Skipping all pictures, set down the lines of the listing from the first through the one with "ph_values = [8.43, 8.46, 8.45, 8.46, 8.45]".
___ Extracted material ___
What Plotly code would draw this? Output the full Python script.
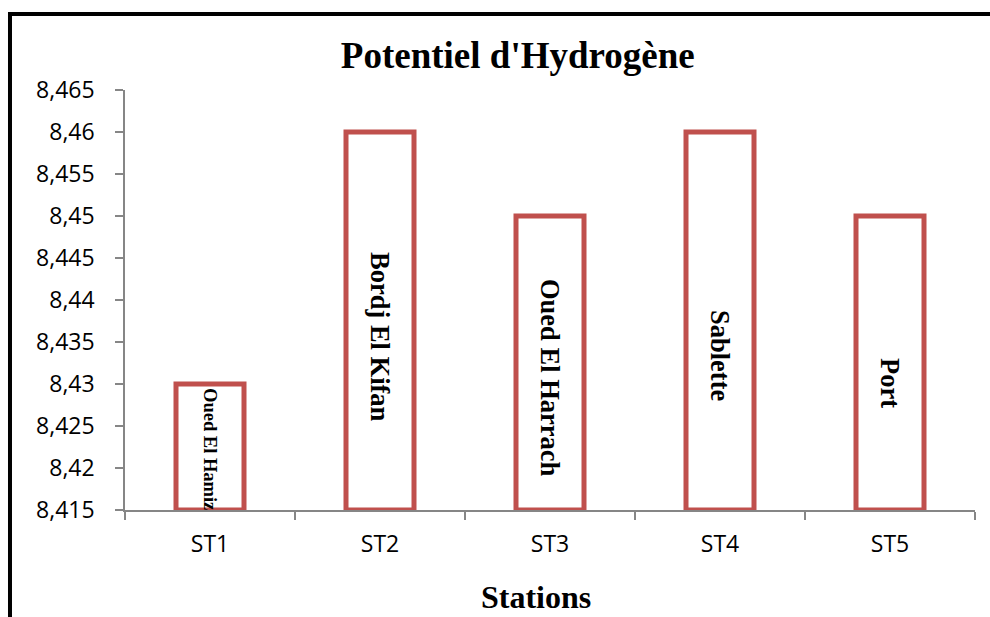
import plotly.graph_objects as go

# pH measured at each sampling station
stations = ["ST1", "ST2", "ST3", "ST4", "ST5"]
site_names = ["Oued El Hamiz", "Bordj El Kifan", "Oued El Harrach", "Sablette", "Port"]
ph_values = [8.43, 8.46, 8.45, 8.46, 8.45]

y_min, y_max, y_step = 8.415, 8.465, 0.005
y_ticks = [round(y_min + i * y_step, 3) for i in range(int(round((y_max - y_min) / y_step)) + 1)]
y_ticktext = [f"{v:.3f}".rstrip("0").replace(".", ",") for v in y_ticks]

# vertical placement tweaks (px) and font sizes of the in-bar station names
label_shift = [-2, -16, -15, -35, -20]
label_size = [18.5, 26.5, 26.5, 26.5, 26.5]

RED = "#C0504D"
AXIS = "#868686"
SERIF = "Liberation Serif, Times New Roman, serif"
SANS = "Open Sans, sans-serif"

fig = go.Figure(
    go.Bar(
        x=stations,
        y=[v - y_min for v in ph_values],
        base=y_min,
        width=0.40,
        marker=dict(color="white", line=dict(color=RED, width=5)),
        hoverinfo="skip",
    )
)

for st, name, v, dy, fs in zip(stations, site_names, ph_values, label_shift, label_size):
    fig.add_annotation(
        x=st, y=(v + y_min) / 2, text=f"<b>{name}</b>", textangle=90,
        showarrow=False, yshift=dy, xanchor="center", yanchor="middle",
        font=dict(family=SERIF, size=fs, color="black"),
    )

# x-axis title
fig.add_annotation(
    xref="paper", yref="paper", x=0.4835, y=-0.207, text="<b>Stations</b>",
    showarrow=False, xanchor="center", yanchor="middle",
    font=dict(family=SERIF, size=32, color="black"),
)

# outer chart frame (left and top edges visible)
fig.add_shape(
    type="rect", xref="paper", yref="paper",
    x0=-0.1353, x1=1.2, y0=-0.4, y1=1.181,
    line=dict(color="black", width=4), fillcolor="rgba(0,0,0,0)", layer="above",
)

fig.update_layout(
    width=990, height=617,
    margin=dict(l=125, r=15, t=90, b=107),
    paper_bgcolor="white", plot_bgcolor="white",
    showlegend=False,
    title=dict(
        text="<b>Potentiel d'Hydrogène</b>", xref="container", yref="container",
        x=0.523, y=0.911, xanchor="center", yanchor="middle",
        font=dict(family=SERIF, size=37, color="black"),
    ),
    xaxis=dict(
        showline=True, linecolor=AXIS, linewidth=1.5,
        ticks="outside", tickson="boundaries", ticklen=8, tickcolor=AXIS, tickwidth=1.5,
        tickfont=dict(family=SANS, size=23, color="black"),
        ticklabelstandoff=13, showgrid=False, zeroline=False,
    ),
    yaxis=dict(
        range=[y_min, y_max],
        tickvals=y_ticks, ticktext=y_ticktext,
        showline=True, linecolor=AXIS, linewidth=1.5,
        ticks="outside", ticklen=8, tickcolor=AXIS, tickwidth=1.5,
        tickfont=dict(family=SANS, size=23, color="black"),
        ticklabelstandoff=16, showgrid=False, zeroline=False,
    ),
)

fig.write_html("out.html")
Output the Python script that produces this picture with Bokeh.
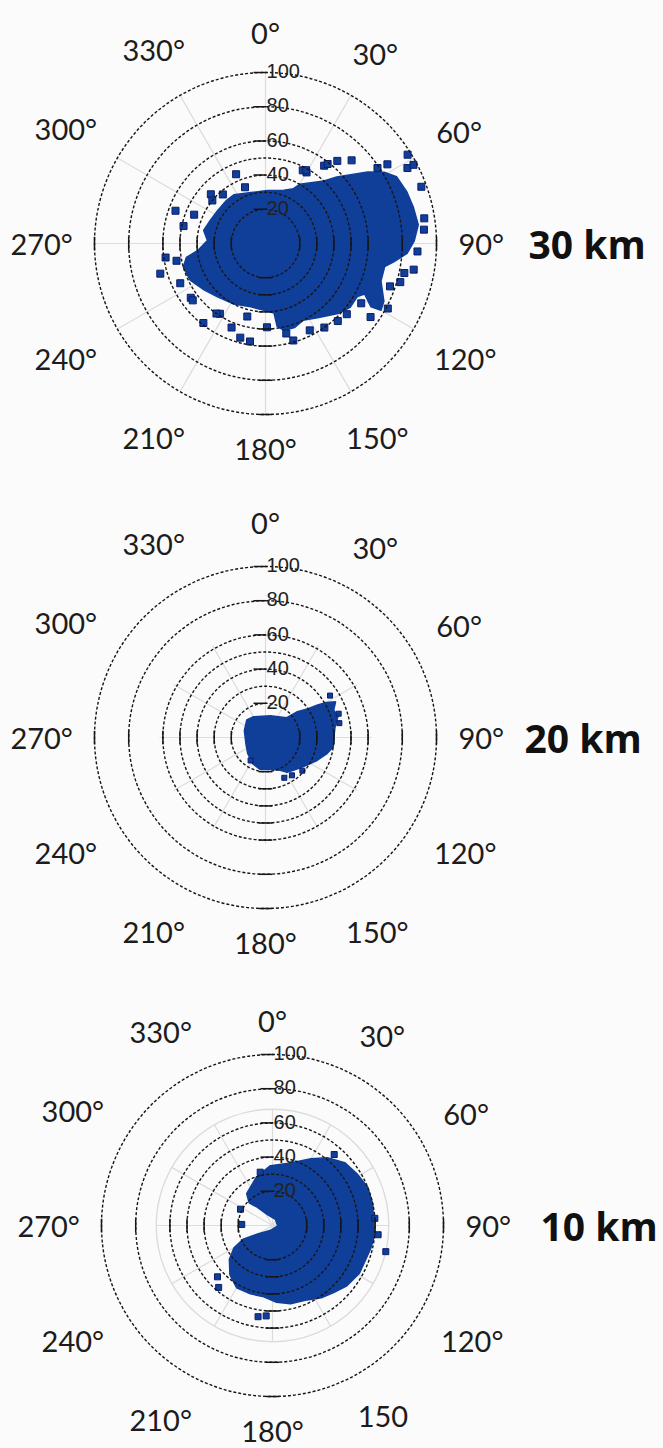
import math

from bokeh.core.properties import value
from bokeh.embed import file_html
from bokeh.layouts import column
from bokeh.models import ColumnDataSource, Range1d
from bokeh.plotting import figure
from bokeh.resources import INLINE

# ---------------------------------------------------------------- data
ANGLE_TICKS = [0, 30, 60, 90, 120, 150, 180, 210, 240, 270, 300, 330]
ANGLE_LABELS = ["0°", "30°", "60°", "90°", "120°", "150°",
                "180°", "210°", "240°", "270°", "300°", "330°"]
ANGLE_LABELS_10KM = ["0°", "30°", "60°", "90°", "120°", "150",
                     "180°", "210°", "240°", "270°", "300°", "330°"]
RING_RADII = [20, 30, 40, 50, 60, 80, 100]
RADIAL_TICKS = [20, 40, 60, 80, 100]
PANEL_NAMES = ["30 km", "20 km", "10 km"]

# outline of the dense point cloud (bearing in degrees, radius) and scattered points
C30_EDGE_DEG = [327, 344, 2, 19, 27, 30, 43, 47, 51, 55, 59, 63, 70, 76, 83, 89, 94, 98,
                101, 108, 116, 120, 121, 117, 120, 127, 134, 145, 154, 161, 168, 172, 173,
                182, 193, 208, 222, 233, 244, 254, 260, 264, 273, 282, 293, 304, 318]
C30_EDGE_R = [34, 31, 31, 33, 36, 40, 50, 57, 64, 73, 81, 86, 88, 89, 90, 87, 83, 76,
              71, 71, 77, 78, 72, 65, 62, 62, 59, 53, 50, 52, 52, 49, 41,
              39, 38, 40, 42, 45, 49, 50, 47, 40, 34, 37, 35, 34, 34]
C30_DOT_DEG = [337, 312, 290, 282, 262, 254, 234, 218, 213, 202, 195, 189, 167, 37, 30,
               41, 58, 62, 56, 81, 100, 106, 118, 122, 292, 46, 27, 153, 137,
               309, 319, 340, 29, 38, 57, 62, 70, 85, 93, 102, 109, 125, 131, 145,
               164, 179, 194, 215, 232, 245, 259]
C30_DOT_R = [44, 43, 56, 49, 59, 64, 54, 59, 49, 53, 57, 58, 54, 57, 48,
             64, 98, 94, 79, 94, 88, 82, 81, 66, 45, 70, 48, 57, 62,
             40, 38, 35, 49, 59, 85, 98, 97, 93, 89, 83, 77, 75, 63, 60,
             59, 49, 44, 50, 54, 55, 53]

C20_EDGE_DEG = [313, 330, 13, 47, 51, 56, 58, 60, 63, 68, 74, 82, 90, 98, 105, 114, 124,
                135, 148, 156, 171, 189, 207, 228, 253, 288]
C20_EDGE_R = [15, 14, 13, 17, 24, 30, 36, 41, 46, 43, 44, 41, 40, 40, 37, 33, 29,
              26, 24, 21, 19, 19, 17, 14, 12, 13]
C20_DOT_DEG = [57, 72, 79, 213, 145, 132, 155]
C20_DOT_R = [45, 45, 44, 16, 27, 29, 26]

C10_EDGE_DEG = [321, 342, 358, 16, 30, 39, 49, 59, 68, 78, 87, 95, 103, 111, 119, 129,
                138, 146, 155, 167, 177, 187, 198, 210, 221, 232, 240, 245, 240, 200,
                94, 25, 335, 320, 314]
C10_EDGE_R = [24, 30, 35, 38, 45, 51, 56, 58, 60, 60, 59, 60, 59, 58, 58, 56,
              53, 51, 48, 47, 45, 42, 42, 42, 38, 32, 26, 19, 10, 3,
              3, 4, 7, 14, 19]
C10_DOT_DEG = [347, 297, 272, 41, 95, 103, 227, 221, 189, 184, 86]
C10_DOT_R = [32, 21, 18, 55, 62, 68, 44, 48, 54, 53, 60]

# ---------------------------------------------------------------- styling
PX = 1.71                 # screen pixels per radial unit
WIDTH = 663
BG = "#fbfbfb"
CLOUD = "#103f9a"
DOT_LINE = "#0b1d6b"
RING = "#161616"
SPOKE = "#dcdcdc"
LABEL_FONT = "Lato"
LABEL_SIZE = 29


def polar(deg, r):
    xs = [ri * math.sin(math.radians(d)) for d, ri in zip(deg, r)]
    ys = [ri * math.cos(math.radians(d)) for d, ri in zip(deg, r)]
    return xs, ys


def label_positions(labels, top_extra):
    """Centre of each bearing label, pushed out by the label's own extent."""
    xs, ys = [], []
    for deg, txt in zip(ANGLE_TICKS, labels):
        digits = sum(ch.isdigit() for ch in txt)
        w = digits * 0.56 * LABEL_SIZE + (0.38 * LABEL_SIZE if "°" in txt else 0)
        s, c = math.sin(math.radians(deg)), math.cos(math.radians(deg))
        dist = 194 + 6 * abs(math.sin(math.radians(2 * deg))) + abs(s) * w / 2 + abs(c) * 11
        if deg == 0:
            dist += top_extra
        xs.append(dist * s / PX)
        ys.append(dist * c / PX)
    return xs, ys


def panel(name, name_left, labels, top_extra, edge_deg, edge_r, dot_deg, dot_r, dot_size,
          height, cx, cy, spoke_len, grey_ring):
    p = figure(width=WIDTH, height=height,
               x_range=Range1d(-cx / PX, (WIDTH - cx) / PX),
               y_range=Range1d(-(height - cy) / PX, cy / PX),
               x_axis_type=None, y_axis_type=None,
               output_backend="svg", toolbar_location=None, min_border=0)
    p.background_fill_color = BG
    p.border_fill_color = BG
    p.outline_line_color = None
    p.grid.visible = False

    # faint spokes every 30 degrees
    sx, sy = polar(ANGLE_TICKS, [spoke_len] * len(ANGLE_TICKS))
    p.segment(x0=[0] * len(sx), y0=[0] * len(sy), x1=sx, y1=sy,
              line_color=SPOKE, line_width=1.2)
    if grey_ring:
        p.circle(x=[0], y=[0], radius=[grey_ring], fill_color=None,
                 line_color=SPOKE, line_width=1.4)

    # point cloud
    ex, ey = polar(edge_deg, edge_r)
    p.patch(ex, ey, fill_color=CLOUD, line_color=CLOUD, line_width=1.5)
    dx, dy = polar(dot_deg, dot_r)
    p.scatter(dx, dy, marker="square", size=dot_size, fill_color=CLOUD,
              line_color=DOT_LINE, line_width=1)

    # dotted range rings with solid ticks on the cardinal directions
    n = len(RING_RADII)
    p.circle(x=[0] * n, y=[0] * n, radius=RING_RADII, fill_color=None,
             line_color=RING, line_width=1.4, line_dash="3 2")
    r = RING_RADII
    p.segment(x0=[-4] * n, y0=[-v for v in r], x1=[4] * n, y1=[-v for v in r],
              line_color=RING, line_width=1.5)
    p.segment(x0=r, y0=[-4] * n, x1=r, y1=[4] * n, line_color=RING, line_width=1.5)
    p.segment(x0=[-v for v in r], y0=[-4] * n, x1=[-v for v in r], y1=[4] * n,
              line_color=RING, line_width=1.5)
    m = len(RADIAL_TICKS)
    p.segment(x0=[-7] * m, y0=RADIAL_TICKS, x1=[0.5] * m, y1=RADIAL_TICKS,
              line_color=RING, line_width=1.5)
    p.text(x=[0.6] * m, y=[v + 0.8 for v in RADIAL_TICKS],
           text=[str(v) for v in RADIAL_TICKS],
           text_font=value("Liberation Sans"), text_font_size="20px",
           text_color="#222222", text_align="left", text_baseline="middle")

    # bearing labels
    lx, ly = label_positions(labels, top_extra)
    src = ColumnDataSource(dict(x=lx, y=ly, t=labels))
    p.text(x="x", y="y", text="t", source=src, text_font=value(LABEL_FONT),
           text_font_size=f"{LABEL_SIZE}px", text_color="#1c1c1c",
           text_align="center", text_baseline="middle")

    # altitude tag
    p.text(x=[(name_left - cx) / PX], y=[0], text=[name],
           text_font=value("Open Sans"), text_font_size="39px",
           text_font_style="bold", text_color="#111111",
           text_align="left", text_baseline="middle")
    return p


p1 = panel(PANEL_NAMES[0], 528, ANGLE_LABELS, 6, C30_EDGE_DEG, C30_EDGE_R,
           C30_DOT_DEG, C30_DOT_R, 7, 490, 265, 243, 100, None)
p2 = panel(PANEL_NAMES[1], 524, ANGLE_LABELS, 10, C20_EDGE_DEG, C20_EDGE_R,
           C20_DOT_DEG, C20_DOT_R, 5, 492, 265, 247, 62, None)
p3 = panel(PANEL_NAMES[2], 540, ANGLE_LABELS_10KM, 0, C10_EDGE_DEG, C10_EDGE_R,
           C10_DOT_DEG, C10_DOT_R, 6, 466, 272, 243, 68, 68)

layout = column(p1, p2, p3, spacing=0)
layout.styles = {"background-color": BG}

with open("out.html", "w") as fh:
    fh.write(file_html(layout, INLINE))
___
| Completed task |
What Plotly code would draw this? Output the full Python script.
import plotly.graph_objects as go

# pH measured at each sampling station
stations = ["ST1", "ST2", "ST3", "ST4", "ST5"]
site_names = ["Oued El Hamiz", "Bordj El Kifan", "Oued El Harrach", "Sablette", "Port"]
ph_values = [8.43, 8.46, 8.45, 8.46, 8.45]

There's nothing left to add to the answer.